• Given request: Your task is to retype the lines from the opening of the material through the line that includes "fontsize=6, fontweight='bold', color='#b0123a')". Do not copy the pictures.

• Given entries:
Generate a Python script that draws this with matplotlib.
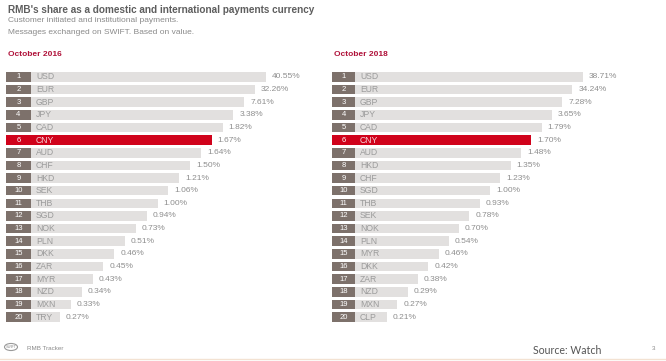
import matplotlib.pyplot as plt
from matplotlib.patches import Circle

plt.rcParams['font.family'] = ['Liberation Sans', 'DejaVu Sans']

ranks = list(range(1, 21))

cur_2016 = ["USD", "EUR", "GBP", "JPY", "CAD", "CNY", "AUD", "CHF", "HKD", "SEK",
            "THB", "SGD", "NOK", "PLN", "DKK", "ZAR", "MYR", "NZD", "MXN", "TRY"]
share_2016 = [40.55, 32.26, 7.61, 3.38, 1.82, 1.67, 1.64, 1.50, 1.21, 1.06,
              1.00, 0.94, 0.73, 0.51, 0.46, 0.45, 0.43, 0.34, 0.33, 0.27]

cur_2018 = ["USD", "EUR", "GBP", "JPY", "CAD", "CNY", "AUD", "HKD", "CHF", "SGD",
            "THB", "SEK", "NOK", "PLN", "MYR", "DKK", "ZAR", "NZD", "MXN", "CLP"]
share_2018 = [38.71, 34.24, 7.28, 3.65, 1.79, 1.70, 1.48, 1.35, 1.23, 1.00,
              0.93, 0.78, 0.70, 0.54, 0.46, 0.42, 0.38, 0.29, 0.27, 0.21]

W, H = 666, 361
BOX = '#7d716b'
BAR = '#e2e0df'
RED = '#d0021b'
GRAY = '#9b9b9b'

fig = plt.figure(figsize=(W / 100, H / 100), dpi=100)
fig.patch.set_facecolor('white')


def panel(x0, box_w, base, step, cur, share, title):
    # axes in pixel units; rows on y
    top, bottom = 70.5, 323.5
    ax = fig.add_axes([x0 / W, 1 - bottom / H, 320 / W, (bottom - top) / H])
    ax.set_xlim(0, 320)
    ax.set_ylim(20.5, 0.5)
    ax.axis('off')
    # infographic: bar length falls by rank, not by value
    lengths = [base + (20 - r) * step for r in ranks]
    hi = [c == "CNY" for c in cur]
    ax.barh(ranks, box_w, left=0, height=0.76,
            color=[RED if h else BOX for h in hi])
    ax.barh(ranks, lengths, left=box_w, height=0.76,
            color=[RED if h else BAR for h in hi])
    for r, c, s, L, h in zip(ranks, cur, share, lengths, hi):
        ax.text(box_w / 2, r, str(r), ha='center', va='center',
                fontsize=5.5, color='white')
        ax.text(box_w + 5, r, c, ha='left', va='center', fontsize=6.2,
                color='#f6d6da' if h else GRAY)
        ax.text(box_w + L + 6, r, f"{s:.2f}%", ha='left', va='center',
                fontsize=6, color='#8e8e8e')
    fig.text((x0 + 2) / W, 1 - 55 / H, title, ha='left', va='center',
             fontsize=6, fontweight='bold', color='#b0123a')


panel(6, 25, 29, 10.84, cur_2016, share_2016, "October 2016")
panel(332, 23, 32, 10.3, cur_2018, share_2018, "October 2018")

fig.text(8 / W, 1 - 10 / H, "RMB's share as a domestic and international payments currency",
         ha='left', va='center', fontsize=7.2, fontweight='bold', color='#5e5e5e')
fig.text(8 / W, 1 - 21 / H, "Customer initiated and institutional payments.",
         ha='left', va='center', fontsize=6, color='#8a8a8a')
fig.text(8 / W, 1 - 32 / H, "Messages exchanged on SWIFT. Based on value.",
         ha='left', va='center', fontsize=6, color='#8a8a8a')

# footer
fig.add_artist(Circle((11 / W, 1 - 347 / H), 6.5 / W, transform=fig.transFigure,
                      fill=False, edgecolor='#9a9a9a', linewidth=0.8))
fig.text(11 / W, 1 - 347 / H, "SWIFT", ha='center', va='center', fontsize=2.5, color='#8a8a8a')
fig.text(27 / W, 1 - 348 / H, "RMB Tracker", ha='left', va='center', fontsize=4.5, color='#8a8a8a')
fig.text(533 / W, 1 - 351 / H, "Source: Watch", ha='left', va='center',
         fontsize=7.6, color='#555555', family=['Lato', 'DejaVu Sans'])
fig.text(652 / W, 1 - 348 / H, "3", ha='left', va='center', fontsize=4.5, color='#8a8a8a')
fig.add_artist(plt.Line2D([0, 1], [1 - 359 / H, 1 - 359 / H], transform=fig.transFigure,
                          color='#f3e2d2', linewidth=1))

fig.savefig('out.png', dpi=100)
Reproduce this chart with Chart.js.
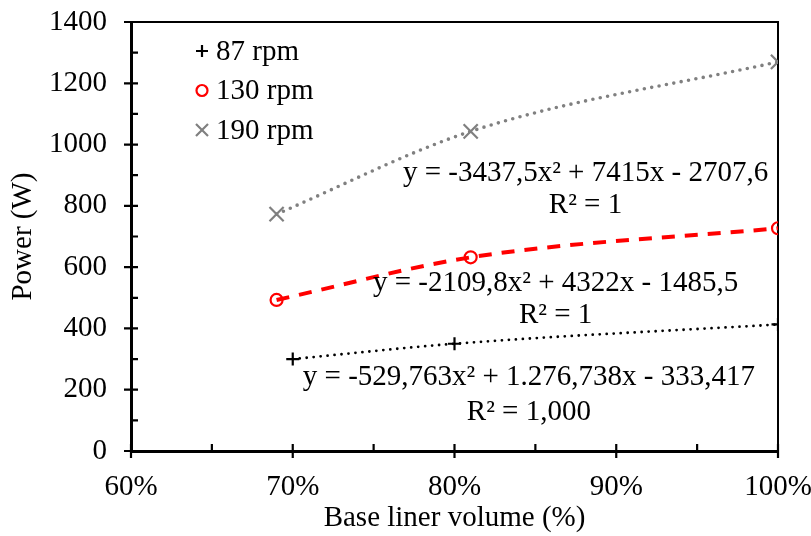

• Result for this exercise:
Generate a Python script that draws this with matplotlib.
import matplotlib.pyplot as plt
from matplotlib.patches import Circle

plt.rcParams['font.family'] = ['Liberation Sans', 'DejaVu Sans']

ranks = list(range(1, 21))

cur_2016 = ["USD", "EUR", "GBP", "JPY", "CAD", "CNY", "AUD", "CHF", "HKD", "SEK",
            "THB", "SGD", "NOK", "PLN", "DKK", "ZAR", "MYR", "NZD", "MXN", "TRY"]
share_2016 = [40.55, 32.26, 7.61, 3.38, 1.82, 1.67, 1.64, 1.50, 1.21, 1.06,
              1.00, 0.94, 0.73, 0.51, 0.46, 0.45, 0.43, 0.34, 0.33, 0.27]

cur_2018 = ["USD", "EUR", "GBP", "JPY", "CAD", "CNY", "AUD", "HKD", "CHF", "SGD",
            "THB", "SEK", "NOK", "PLN", "MYR", "DKK", "ZAR", "NZD", "MXN", "CLP"]
share_2018 = [38.71, 34.24, 7.28, 3.65, 1.79, 1.70, 1.48, 1.35, 1.23, 1.00,
              0.93, 0.78, 0.70, 0.54, 0.46, 0.42, 0.38, 0.29, 0.27, 0.21]

W, H = 666, 361
BOX = '#7d716b'
BAR = '#e2e0df'
RED = '#d0021b'
GRAY = '#9b9b9b'

fig = plt.figure(figsize=(W / 100, H / 100), dpi=100)
fig.patch.set_facecolor('white')


def panel(x0, box_w, base, step, cur, share, title):
    # axes in pixel units; rows on y
    top, bottom = 70.5, 323.5
    ax = fig.add_axes([x0 / W, 1 - bottom / H, 320 / W, (bottom - top) / H])
    ax.set_xlim(0, 320)
    ax.set_ylim(20.5, 0.5)
    ax.axis('off')
    # infographic: bar length falls by rank, not by value
    lengths = [base + (20 - r) * step for r in ranks]
    hi = [c == "CNY" for c in cur]
    ax.barh(ranks, box_w, left=0, height=0.76,
            color=[RED if h else BOX for h in hi])
    ax.barh(ranks, lengths, left=box_w, height=0.76,
            color=[RED if h else BAR for h in hi])
    for r, c, s, L, h in zip(ranks, cur, share, lengths, hi):
        ax.text(box_w / 2, r, str(r), ha='center', va='center',
                fontsize=5.5, color='white')
        ax.text(box_w + 5, r, c, ha='left', va='center', fontsize=6.2,
                color='#f6d6da' if h else GRAY)
        ax.text(box_w + L + 6, r, f"{s:.2f}%", ha='left', va='center',
                fontsize=6, color='#8e8e8e')
    fig.text((x0 + 2) / W, 1 - 55 / H, title, ha='left', va='center',
             fontsize=6, fontweight='bold', color='#b0123a')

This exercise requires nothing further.